Developersʼ contempt for the planning system was on full display in the Town Hall at Thursdayʼs Development Control Committee meeting. One of the applications discussed was St Georgeʼs Court, a post-war neo-classical office block previously occupied by the Ministry of Defence. In order to create ʻmodern officesʼ to attract high rents and classy customers, the applicantʼs agent defended the decision to make external alterations to the façade and ʻnoseʼ of the building. The intention was to bring ʻlightʼ into what the Applicant frequently referred to as ʻthe prisonʼ.
St Georgeʼs Court lies opposite Hawksmoorʼs Church of St Georgeʼs, Bloomsbury. Colonnades on second to fourth floor level of the Bloomsbury Way elevation responded sympathetically to the colonnades of the Grade I listed church. One of the key planning requirements within a Conservation Area is the need to preserve the setting in which a heritage building stands, as much as the building itself. The Bloomsbury CAAC opposed the design of the plans put forward by London & Regional Properties in view of its insensitivity to the heritage of the surrounding streetscape.
Members of the Development Control Committee and BCAAC were utterly shocked to find that the developers had already demolished the colonnades, before planning permission had been granted, thereby completely flouting the system put in place to present such acts of vandalism. The applicant put forward the argument that they had gone ahead with the demolition, in the foregone conclusion that planning permission would be granted.
This behavior makes a complete mockery of the planning process. When an application is submitted, representatives of local residents, amenity groups and statutory bodies spend time and effort considering the impact of the development on the surrounding neighbourhood. Evidence for and against is presented to Council Members for considered debate. This is a democratic process in a democratic country. The fact a developer has wantonly vandalised an existing building prior to receiving planning permission is unacceptable. If bankers are being brought under control for manipulating the LIBOR system, then this should apply to developers too.
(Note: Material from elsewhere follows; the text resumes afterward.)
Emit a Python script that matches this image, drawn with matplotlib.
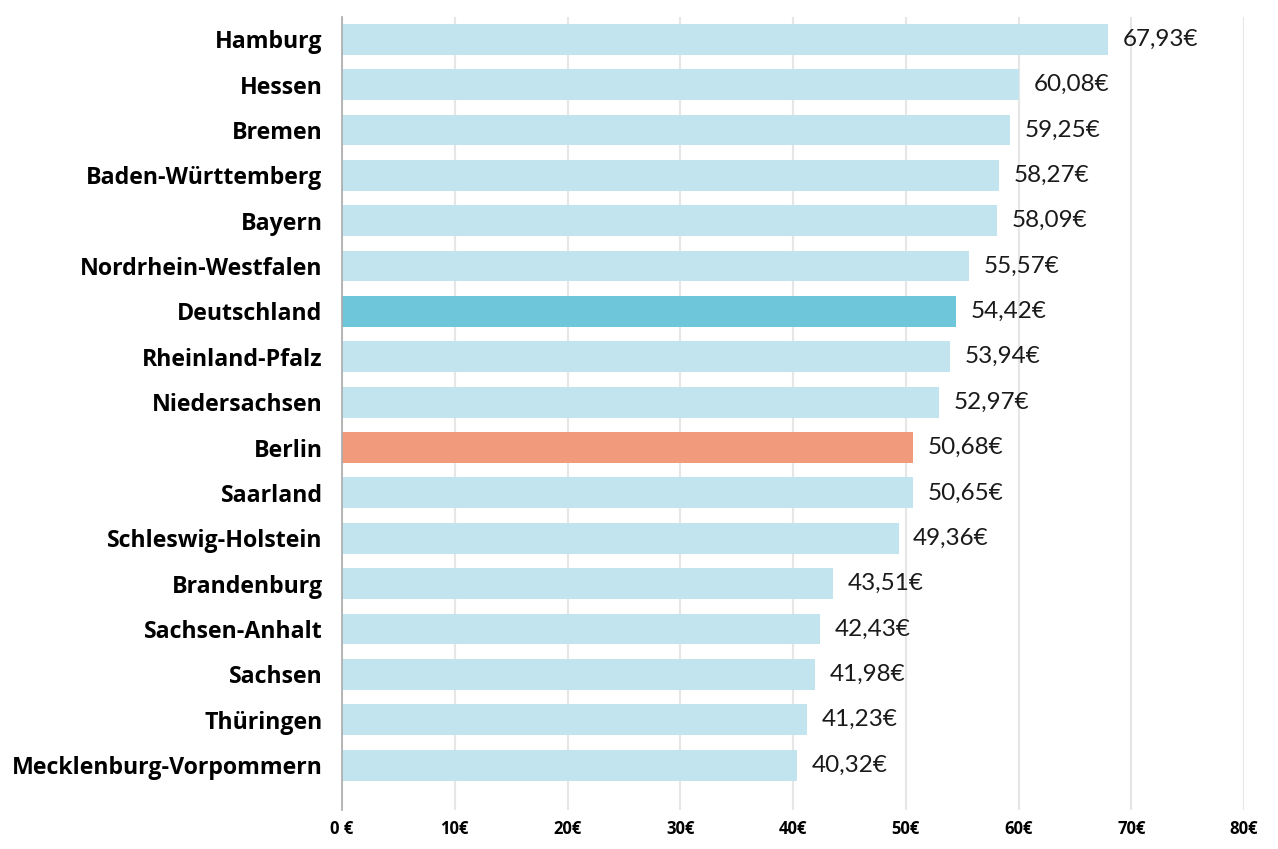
import matplotlib.pyplot as plt

laender = ["Hamburg", "Hessen", "Bremen", "Baden-Württemberg", "Bayern",
           "Nordrhein-Westfalen", "Deutschland", "Rheinland-Pfalz",
           "Niedersachsen", "Berlin", "Saarland", "Schleswig-Holstein",
           "Brandenburg", "Sachsen-Anhalt", "Sachsen", "Thüringen",
           "Mecklenburg-Vorpommern"]
werte = [67.93, 60.08, 59.25, 58.27, 58.09, 55.57, 54.42, 53.94, 52.97,
         50.68, 50.65, 49.36, 43.51, 42.43, 41.98, 41.23, 40.32]
xticks = [0, 10, 20, 30, 40, 50, 60, 70, 80]
xticklabels = ["0 €", "10€", "20€", "30€", "40€", "50€", "60€", "70€", "80€"]

farben = []
for land in laender:
    if land == "Deutschland":
        farben.append("#6ec6da")
    elif land == "Berlin":
        farben.append("#f29a7c")
    else:
        farben.append("#c2e4ee")

fig = plt.figure(figsize=(12.78, 8.49), dpi=100)
ax = fig.add_axes([342/1278, 39/849, (1244-342)/1278, (810-17)/849])

pos = list(range(len(laender)))
ax.barh(pos, werte, height=0.68, color=farben, zorder=2)
for y, v in zip(pos, werte):
    ax.text(v + 1.3, y, f"{v:.2f}".replace(".", ",") + "€", va="center",
            ha="left", fontsize=17.5, family="Lato", fontweight="normal",
            color="#1a1a1a", zorder=3)

ax.set_xlim(0, 80)
ax.set_ylim(len(laender) - 0.01, -0.49)
ax.set_yticks(pos)
ax.set_yticklabels(laender, fontsize=16.7, fontweight="bold", family="Open Sans")
ax.set_xticks(xticks)
ax.set_xticklabels(xticklabels, fontsize=12, fontweight="bold", family="Open Sans")
ax.tick_params(axis="y", length=0, pad=14)
ax.tick_params(axis="x", length=0, pad=7)
ax.grid(axis="x", color="#e6e6e6", linewidth=1.5, zorder=0)
for s in ["top", "right", "bottom"]:
    ax.spines[s].set_visible(False)
ax.spines["left"].set_color("#aaaaaa")
ax.spines["left"].set_linewidth(1.2)

plt.savefig("out.png", dpi=100)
As planning permission for Georgeʼs Court has now been granted, it is unlikely the colonnades can be reinstated. But they should – as a matter of principle. Otherwise, it gives the green light for any developer to ignore the planning process and do what they wish to achieve their goals.
The Advisory Committeeʼs initial comment is included in the report at Para 4.2 (Page 311). St Georgeʼs Court is a familiar landmark and the architectural treatment is contextual with the area and most notably with St Georgeʼs Church Bloomsbury, which it faces across Bloomsbury Way.
The crude re-ordering of the existing double height stone clad base stories would unbalance the carefully proportioned existing design, which has a traditional tripartite arrangement of BASE MIDDLE TOP. This feature alone enables it to respond to the surrounding traditional townscape.
The existing satisfactory scale relationships between the fenestration of the plinth base and the much smaller windows immediately above would be destroyed by the creation of crude double height openings, entirely inappropriate for this building and the area.
The removal of the stylish colonnades, which echo the portico on the Church, would be vandalism of the most thoughtless kind. These have a useful role in partially screening the recent large and uncharacteristic areas of standard glass walls. The proposal to extend, what is already a bulky building, in a matching design would also unbalance and disfigure the buildingʼs appearance.
Accordingly, BCAAC strongly urges the council to reject these alterations and extensions as
1. being seriously harmful to the architectural integrity of the existing building, which makes a positive contribution to the character and appearance of the conservation area.
2. they would neither preserve or enhance the building, the conservation area or preserve the setting of the church, which is one of the most distinguished historic buildings in Camden.